Pour mieux comprendre cette situation, nous avons fait une descente dans un endroit transformé en camp par un groupe de Mbororos. Situé au quartier Diguel non-loin de l’Hôpital de l’Amitié Tchad-Chine, ce camp loge une vingtaine de familles qui se retrouvent dans des campements de fortune. Le décor fait de saleté, puanteur et des herbes poussant aux alentours, le décor est frappant. Nous sommes accueillis par les rares hommes qui se trouvent dans le camp. Ils ont accepté de se livrer à nous. Mais ils nient tous l’idée des femmes et enfants Mbororos mendiant du moins celles de leur camp.
Nous avons sollicité interviewer des femmes du camp. Quatre d’entre elles se joindront à nous quelques minutes plus tard à notre discussion. Parmi elles, la plus jeune, à peine la vingtaine révolue, mère de deux enfants, répond aux questions que notre interprète lui adresse. Elle a reconnu qu’ « il arrive que les enfants se livrent à la mendicité, mais jamais les grandes personnes ».
Ayant constaté que ces questions sur la mendicité sont gênantes, nous avons essayé de nous imprégner des conditions de vies. Catastrophique est le mot adéquat pour qualifier leur vie dans ce camp. « Depuis le matin, aucun foyer n’a allumé du feu pour préparer de quoi manger, ne serait-ce que pour les enfants », confesse la jeune femme. Dans son regard, on pourrait lire un appel à l’aide et une supplication, car dans ce lieu, aucune autorité n’est passée, aucune organisation n’a fait une action sauf le Tabital Pulaaku, une association qui réunit tous les peuhls du Tchad.
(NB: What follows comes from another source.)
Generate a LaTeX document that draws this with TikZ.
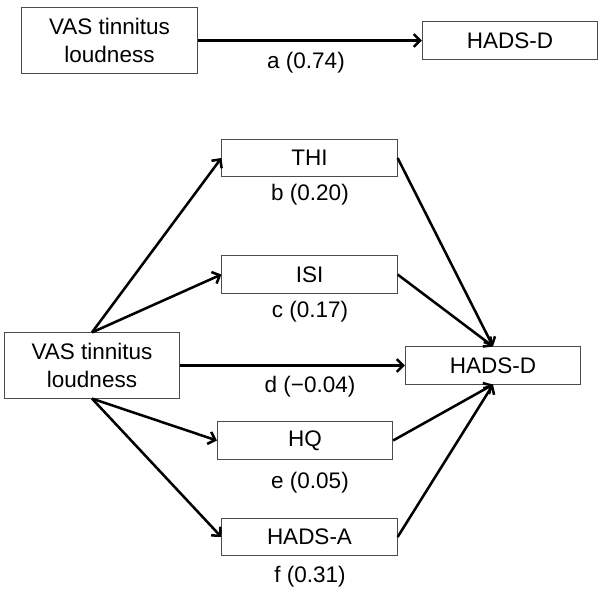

Cette dernière à deux reprises leur a distribué une centaine de sacs de vivres.
Partir de cet endroit plein de puanteur…
Nous nous retournons vers Hindou Oumarou pour avoir une idée sur les actions qui sont en train d’être menée pour éradiquer ce phénomène nouveau. Elle nous témoigne qu’avec son association l’AFPPAT, un travail est en train d’être mené pour ramener les « Mbororos » là où ils étaient avant ces exodes. Pour cela, une cartographie est en cours d’élaboration au sud du pays et dans la province du Lac Tchad. Au sud, la cartographie a permis de tracer les lignes de transhumance, mais aussi les terrains de campement de ces communautés nomades. Hindou explique que cette nouvelle cartographie se particularise par l’octroi aux femmes « les droits à la terre » en guise de leur autonomisation. Hindou Oumarou a montré que cet octroi leur permettra de « faire de l’agriculture hors saison et où on a mis quelques points d’eau où elles pourront cultiver des cultures basées sur leurs savoirs traditionnels ».
Le projet de Hindou n’a à présent attiré aucun bailleur. Entre temps, ne sachant à quel saint se vouer, femmes et enfants ne désertent plus les rues de N’Djamena et continuent de mendier pour vivre. De ce fait, des campagnes de sensibilisation ont été faites par son association dans les villes où ce phénomène est constaté.
Mais les « Mbororos » ne veulent pas faire de la mendicité une source de revenus. « Tout ce qu’on veut, c’est de partir, partir de cet endroit plein de puanteur », tel est le souhait d’Issa, le porte-parole du camp.